Public Space
   
 
 

Public Space Research

Parks and other public spaces allow different kinds of people to claim space, practice their particular activities and rituals, encounter one another, relax, and have fun.  We feel that well cared for, culturally inclusive public spaces are essential to sustaining civility and social capital in the urban context.  ActKnowledge staff have extensive experience in studying the use, knowledge, and valuing of public space, including ethnographic studies of urban national parks and beaches in New York, Jersey City, and Philadelphia, usership studies of New York landscape parks, and a sociological study of a city neighborhood affected by the attacks of September 11, 2001.  Two ActKnowledge staff members used Prospect Park in Brooklyn as the setting for their doctoral research in environmental psychology.  Public space research tools include ethnography, environment perception and evaluation, user surveys and census counts, and participatory planning and design.

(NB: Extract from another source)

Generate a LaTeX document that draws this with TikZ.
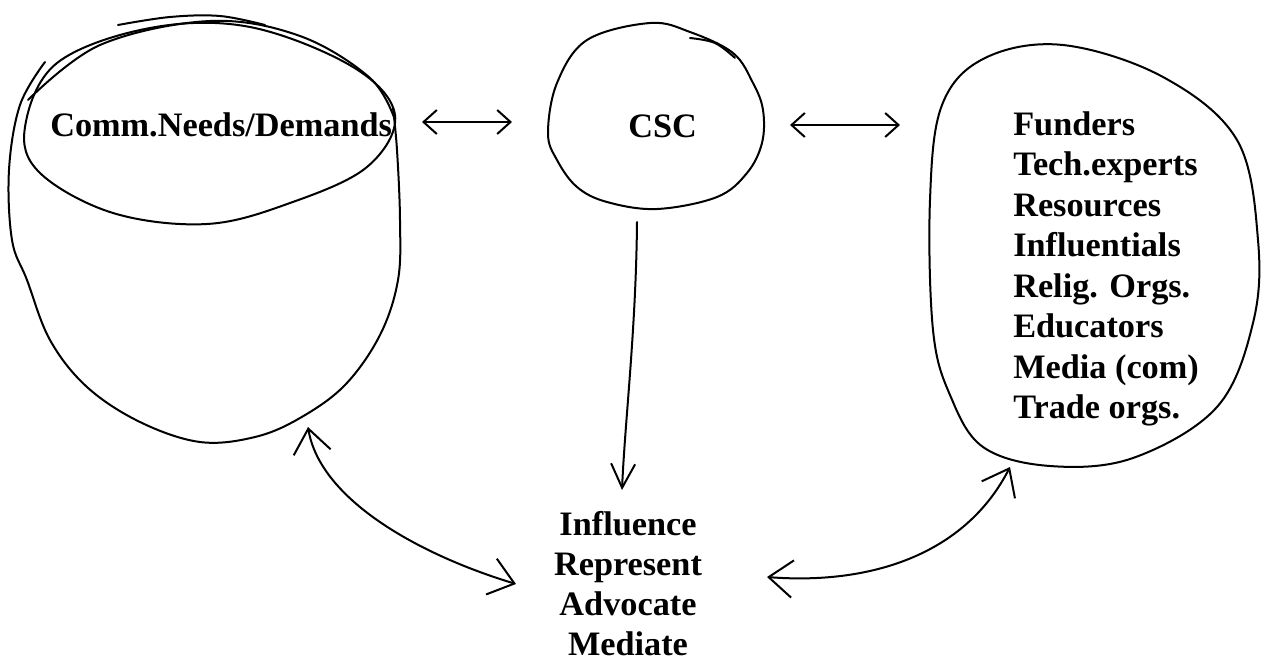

  • Ethnographic research captures people’s cultural relationship to the space, specifically the uses and activities groups and communities make of a space and the meanings and significance it holds for them.  Ethnographic research methods include participant observation, interviews and transect walks (interviews conducted while walking through the park on a specified route), behavioral mapping, and focus groups.  These methods produce precise descriptions of the physical features of public spaces which are then tied to specific uses, knowledge, and meanings.
  • Environment perception and evaluation involves research into individual people’s experience of public places, including use, knowledge, and valuing of landscape and design features; also sensory perception and emotional response to the structure and qualities of the environment.  Methods include interviews and transect walks, and photography. 
  • The user survey is usually an instrument administered to a statistically representative sample of the user population in behalf of management. User surveys seek information on such things as park activity, knowledge, preferences, likes and dislikes, and desired changes.
  • The census count employs manual counts and statistical projections to reach a census of park visitors.
  • Participatory planning and design involves collaboration between users and management in planning and prioritizing changes in either the physical environment or the programming of a public space.  ActKnowledge brings to this effort Theory of Change, a proven participatory methodology that originated in evaluation of social change initiatives.